Fissured

Two or three years ago, the Liberal Party, a party with a past, did seem to be the party of the future.

An ambitious program of party-building, supported by the Liberal International, was being undertaken. Young talent was flocking to the party – among them, some of the most articulate and forward-looking congressmen, a platoon of new public officials associated with the Arroyo administration and a cadre of "new politicians" rising up from the civil society groups.

The party had a certain élan that set it apart from the rest.

Among the party old guard were likes of Jovito Salonga and Lito Atienza, respected freedom fighters who never yielded to the dictatorship. There was the looming image of martyr Benigno Aquino Jr. in the background. There was the large army of party loyalists holding their respective forts among the local governments.

And then there was the strong tailwind of a party program attuned to the mainstream of modern economic thought. The LP, from its birth, has always been committed to market democracy and economic freedom. This was the party of decontrol and flexible exchange rates as much as it was the party of staunch democrats opposed to authoritarianism in any form.

In a word, this was the party of liberal democracy and economic liberalization.

It had a vision and program that seemed capable of inspiring principled support. It had a colorful history to stand by, as well as the legacy of some of our most esteemed statesmen. It seemed capable of attracting a new generation of leaders who will bring the nation out of patronage and populism.

Then something terrible happened to this party.

Ambitious men, carpetbaggers and political opportunists seemed to have taken control of the party’s destiny. Deep fissures appeared. A power struggle ensued.

The Liberal Party’s prospects for eventual dominance suddenly dimmed. Now the party struggles to repair itself.

The U-turn in the LP’s fortunes began when a faction associated with then Senate President Franklin Drilon found itself entangled with a vain attempt to force President Gloria Macapagal Arroyo from power. Although that attempt had no clear endgame, the Drilon faction invoked the name of the LP even as no consultations with the party rank-and-file happened.

The ouster plot brought forth strange alliances. Some of these alliances involved principles (or the lack of these) as personalities anachronistic to the party’s core values.

That plot eventually dissipated. Some of the rising stars of the LP, who were dragged into the ouster effort, found themselves way out in the political margins.

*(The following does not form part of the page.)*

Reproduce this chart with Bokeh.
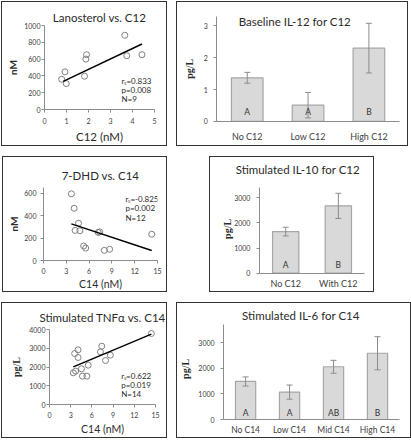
import math
from bokeh.plotting import figure
from bokeh.layouts import row, column
from bokeh.models import (Range1d, Label, LabelSet, Whisker, TeeHead, Title,
                          ColumnDataSource, FixedTicker)
from bokeh.core.properties import value
from bokeh.embed import file_html
from bokeh.resources import INLINE

# ---------------- data ----------------
lano_title = "Lanosterol vs. C12"
lano_c12 = [0.78, 0.93, 0.99, 1.82, 1.88, 1.91, 3.65, 3.74, 4.43]
lano_nm = [360, 448, 308, 396, 600, 652, 884, 640, 652]
lano_fit_x = [0.85, 4.43]
lano_fit_y = [335, 780]
lano_stats = ["rₛ=0.833", "p=0.008", "N=9"]
lano_xticks = [0, 1, 2, 3, 4, 5]
lano_yticks = [0, 200, 400, 600, 800, 1000]

dhd_title = "7-DHD vs. C14"
dhd_c14 = [3.67, 4.03, 4.16, 4.61, 4.79, 5.28, 5.55, 7.2, 7.39, 8.0, 8.7, 14.24]
dhd_nm = [594, 465, 268, 332, 265, 129, 111, 250, 255, 90, 100, 234]
dhd_fit_x = [3.67, 14.24]
dhd_fit_y = [326, 89]
dhd_stats = ["rₛ=-0.825", "p=0.002", "N=12"]
dhd_xticks = [0, 3, 6, 9, 12, 15]
dhd_yticks = [0, 200, 400, 600]

tnf_title = "Stimulated TNFα vs. C14"
tnf_c14 = [3.37, 3.70, 3.56, 4.04, 4.04, 4.52, 4.66, 5.29, 5.48, 7.21, 7.40, 7.93, 8.61, 14.42]
tnf_pg = [1690, 1778, 2720, 2916, 2507, 1902, 1511, 1511, 2098, 2809, 3111, 2347, 2631, 3787]
tnf_fit_x = [3.37, 14.42]
tnf_fit_y = [2009, 3751]
tnf_stats = ["rₛ=0.622", "p=0.019", "N=14"]
tnf_xticks = [0, 3, 6, 9, 12, 15]
tnf_yticks = [0, 1000, 2000, 3000, 4000]

il12_title = "Baseline IL-12 for C12"
il12_groups = ["No C12", "Low C12", "High C12"]
il12_mean = [1.37, 0.51, 2.30]
il12_err = [0.17, 0.40, 0.78]
il12_letters = ["A", "A", "B"]
il12_yticks = [0, 1, 2, 3]

il10_title = "Stimulated IL-10 for C12"
il10_groups = ["No C12", "With C12"]
il10_mean = [1653, 2675]
il10_err = [173, 500]
il10_letters = ["A", "B"]
il10_yticks = [0, 1000, 2000, 3000]

il6_title = "Stimulated IL-6 for C14"
il6_groups = ["No C14", "Low C14", "Mid C14", "High C14"]
il6_mean = [1488, 1071, 2062, 2591]
il6_err = [178, 277, 252, 647]
il6_letters = ["A", "A", "AB", "B"]
il6_yticks = [0, 1000, 2000, 3000]

# ---------------- style ----------------
FONT = "Lato"
SERIF = "Liberation Serif"
AXIS_COL = "#8c8c8c"
TICK_TXT = "#404040"
TITLE_COL = "#2b2b2b"
BORDER = {"border": "1px solid #333333", "box-sizing": "content-box"}


def make_fig(w, h, xr, yr, l, r, t, b, margin):
    p = figure(width=w, height=h, x_range=xr, y_range=yr, title=None,
               min_border_left=l, min_border_right=r, min_border_top=t, min_border_bottom=b,
               output_backend="svg", toolbar_location=None, margin=margin, styles=BORDER)
    p.frame_align = False
    p.outline_line_color = None
    p.xgrid.visible = False
    p.ygrid.visible = False
    p.background_fill_color = "white"
    p.border_fill_color = "white"
    return p


def style_axis(ax, ticks, tick_out, standoff, size="7px", bounds=None):
    ax.axis_line_color = AXIS_COL
    ax.axis_line_width = 1
    ax.major_tick_line_color = AXIS_COL if tick_out > 0 else None
    ax.major_tick_in = 0
    ax.major_tick_out = tick_out
    ax.minor_tick_line_color = None
    ax.major_label_standoff = standoff
    ax.major_label_text_font = FONT
    ax.major_label_text_font_size = size
    ax.major_label_text_color = TICK_TXT
    if ticks is not None:
        ax.ticker = FixedTicker(ticks=ticks)
    if bounds is not None:
        ax.bounds = bounds


def lab(p, dx, dy, text, size, x=0, y=0, color=TITLE_COL, align="center",
        font=FONT, angle=0.0, style="normal"):
    p.add_layout(Label(x=x, y=y, x_offset=dx, y_offset=dy, text=text,
                       text_font=font, text_font_size=size, text_color=color,
                       text_align=align, text_baseline="middle", angle=angle,
                       text_font_style=style))


def side_title(p, side, text, size, offset, standoff, font=FONT, style="normal"):
    t = Title(text=text, align="center", offset=offset, standoff=standoff,
              text_font=font, text_font_size=size, text_font_style=style,
              text_color=TITLE_COL,
              vertical_align="top" if side == "below" else "bottom")
    p.add_layout(t, side)


def scatter_panel(p, xs, ys, fx, fy):
    p.scatter(xs, ys, marker="circle", size=6, fill_color=None,
              line_color="#808080", line_width=1)
    p.line(fx, fy, line_color="black", line_width=1.5)


def bar_fig(groups, means, errs, letters, yticks, ytop, title, geo, width,
            letter_dy, x_standoff, title_d, ylab_d, margin, cat_size="9px"):
    # geo: canvas w, h, axis x in canvas px, px per category, zero y in canvas px, px per unit
    cw, ch, ax_px, cat_px, zero_py, unit_px = geo
    n = len(groups)
    xr = Range1d(-0.5 - ax_px / cat_px, -0.5 + (cw - ax_px) / cat_px)
    yr = Range1d(-(ch - zero_py) / unit_px, zero_py / unit_px)
    p = make_fig(cw, ch, xr, yr, 0, 0, 0, 0, margin)
    pos = list(range(n))
    src = ColumnDataSource(dict(
        x=pos, top=means, letters=letters,
        upper=[m + e for m, e in zip(means, errs)],
        lower=[m - e for m, e in zip(means, errs)]))
    p.vbar(x="x", top="top", width=width, source=src, fill_color="#d9d9d9",
           line_color="#a6a6a6", line_width=1.2)
    wh = Whisker(base="x", upper="upper", lower="lower", source=src,
                 line_color="#8c8c8c", line_width=1,
                 upper_head=TeeHead(size=6, line_color="#8c8c8c", line_width=1),
                 lower_head=TeeHead(size=6, line_color="#8c8c8c", line_width=1))
    wh.level = "annotation"
    p.add_layout(wh)
    ls = LabelSet(x="x", y=0, text="letters", source=src, y_offset=letter_dy,
                  text_font=value(FONT), text_font_size=value("8.5px"),
                  text_color=value("#333333"),
                  text_align=value("center"), text_baseline=value("middle"))
    p.add_layout(ls)
    xa = p.xaxis[0]
    style_axis(xa, pos, 0, x_standoff, cat_size, bounds=(-0.5, n - 0.5))
    xa.major_label_overrides = {i: g for i, g in zip(pos, groups)}
    xa.fixed_location = 0
    ya = p.yaxis[0]
    style_axis(ya, yticks, 3, 6, bounds=(0, ytop))
    ya.fixed_location = -0.5
    lab(p, title_d[0], title_d[1], title, "11.5px", x=-0.5)
    lab(p, ylab_d[0], ylab_d[1], "pg/L", "10px", x=-0.5, font=SERIF,
        angle=math.pi / 2, style="bold")
    return p


# ---- Panel 1: Lanosterol vs C12 ----
p1 = make_fig(164, 143, Range1d(0, 5), Range1d(0, 1000), 42, 14, 23, 37, (0, 0, 0, 0))
style_axis(p1.xaxis[0], lano_xticks, 3, 5)
style_axis(p1.yaxis[0], lano_yticks, 3, 1)
scatter_panel(p1, lano_c12, lano_nm, lano_fit_x, lano_fit_y)
side_title(p1, "above", lano_title, "11.5px", -2, 4)
side_title(p1, "below", "C12 (nM)", "11.5px", -22, 6)
side_title(p1, "left", "nM", "10px", -22, 5, style="bold")
for i, s in enumerate(lano_stats):
    lab(p1, 77, 29 - 9.3 * i, s, "8px", align="left")

# ---- Panel 2: Baseline IL-12 ----
p2 = bar_fig(il12_groups, il12_mean, il12_err, il12_letters, il12_yticks, 3.3, il12_title,
             (230, 143, 39, 60.3, 117.3, 31.43), 0.52, 9, 10, (78, 100), (-27.7, 52.6),
             (0, 0, 0, 9))

# ---- Panel 3: 7-DHD vs C14 ----
p3 = make_fig(163, 134, Range1d(0, 15), Range1d(0, 650), 40, 11, 30, 33, (0, 0, 0, 1))
style_axis(p3.xaxis[0], dhd_xticks, 3, 4)
style_axis(p3.yaxis[0], dhd_yticks, 3, 4)
scatter_panel(p3, dhd_c14, dhd_nm, dhd_fit_x, dhd_fit_y)
side_title(p3, "above", dhd_title, "11.5px", -6.5, 11)
side_title(p3, "below", "C14 (nM)", "10.5px", -17, 3)
side_title(p3, "left", "nM", "10px", -3.5, 4, style="bold")
for i, s in enumerate(dhd_stats):
    lab(p3, 82, 61.3 - 9.2 * i, s, "8px", align="left")

# ---- Panel 4: Stimulated IL-10 ----
p4 = bar_fig(il10_groups, il10_mean, il10_err, il10_letters, il10_yticks, 3400, il10_title,
             (163, 134, 48.3, 52, 114, 0.0248), 0.5, 8.7, 5, (38.4, 103.3), (-31.6, 44.3),
             (0, 0, 0, 42))

# ---- Panel 5: TNFa vs C14 ----
p5 = make_fig(164, 134, Range1d(0, 15), Range1d(0, 4000), 47, 13, 26, 33, (0, 0, 0, 0))
style_axis(p5.xaxis[0], tnf_xticks, 3, 4)
style_axis(p5.yaxis[0], tnf_yticks, 3, 1)
scatter_panel(p5, tnf_c14, tnf_pg, tnf_fit_x, tnf_fit_y)
side_title(p5, "above", tnf_title, "11.5px", -1.3, 11)
side_title(p5, "below", "C14 (nM)", "10.5px", -6, 5)
side_title(p5, "left", "pg/L", "10px", -10, 9, font=SERIF, style="bold")
for i, s in enumerate(tnf_stats):
    lab(p5, 71.7, 28.3 - 9 * i, s, "8px", align="left")

# ---- Panel 6: Stimulated IL-6 ----
p6 = bar_fig(il6_groups, il6_mean, il6_err, il6_letters, il6_yticks, 3700, il6_title,
             (233, 134, 45.7, 43.6, 114.3, 0.0252), 0.46, 7, 5, (77.3, 104), (-37.7, 50.6),
             (0, 0, 0, 9), cat_size="8.5px")

layout = column(
    row(p1, p2),
    row(p3, p4, margin=(10, 0, 0, 0)),
    row(p5, p6, margin=(10, 0, 0, 0)),
    margin=(1, 0, 0, 1),
)

open("out.html", "w").write(file_html(layout, INLINE))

Despite his role in bringing about a political disaster to a venerable party he joined only lately, Drilon never apologized to party rank-and-file. He never offered to resign to save the party and heal the wounds. On the contrary, he refused calls for a party convention and an election of new leaders.

When an LP meeting ousted Drilon from the leadership, the Drilon faction ousted them back. A small clique barricaded themselves at the party headquarters, refusing consultations and avoiding meetings. The strong effort at party-building lost steam and degenerated into a factional brawl over who controls the party franchise.

Complaining that a rump session of the party was held to oust him, Drilon filed a complaint with the Comelec. Earlier this week, the Comelec finally ruled on the issue in a rather Solomonic way.

There are two parts in the Comelec ruling. One part, which the Drilon factions crows about, invalidates the election that ousted the Drilon leadership and installed a new set of LP officers. The other part, which the Drilon faction rejects even as it was a ruling on their own petition, says that Drilon’s term as party president had expired and that the LP must elect new leaders no later than next month.

Drilon assumed the LP leadership when former LP president Butch Abad had to vacate the post to assume the education portfolio. By the Comelec’s reading of the LP’s internal rules, Drilon had merely assumed the unexpired portion of Abad’s term. That term ended way back in 2005.

The implication is that for over a year, Drilon has been holding on to the LP leadership illegitimately. To date, he seems unwilling to yield to an election involving the party rank-and-file – those who stood by this party for decades. Nay, for generations.

Because the Drilon faction refuses to yield to the Comelec ruling, the LP is back to where it began: a fissured party with squabbling factions and dual leadership structures.

The Liberals associated with the leadership of LP chairman and Manila Mayor Lito Atienza accepts the Comelec ruling. They are now demanding a party convention be called to clarify the party’s political position and elect a unified leadership structure based on that party position.

But the Drilon faction appears hell-bent on holding on to the leadership of the LP by not allowing democracy to be practiced in this party of liberal democrats. The more stubbornly the Drilon faction insists on its undemocratic ways, the less able the LP will be able to get back to the business of party-building.

The Drilon position is understandable – but only from the standpoint of the narrowest factional interest.

The greater number of Liberals is clearly inclined to maintain the alliance with the Arroyo administration. Should democracy be allowed to flourish in a party that precisely stands for democratic practice, the Drilon position will be repudiated – and the obvious political ambitions of people associated with this faction will be dashed.

The Comelec’s Solomonic solution apparently does not provide a formula for the LP’s consolidation and rebuilding.

For as long as the Drilon faction tenaciously clings to the LP franchise without the benefit of inner-party democracy, the party will remain antagonistically divided. As long as it remains that way, it can never again claim to be the party of the future.

It can never again claim to be the party of democracy – not with tyrants at the helm.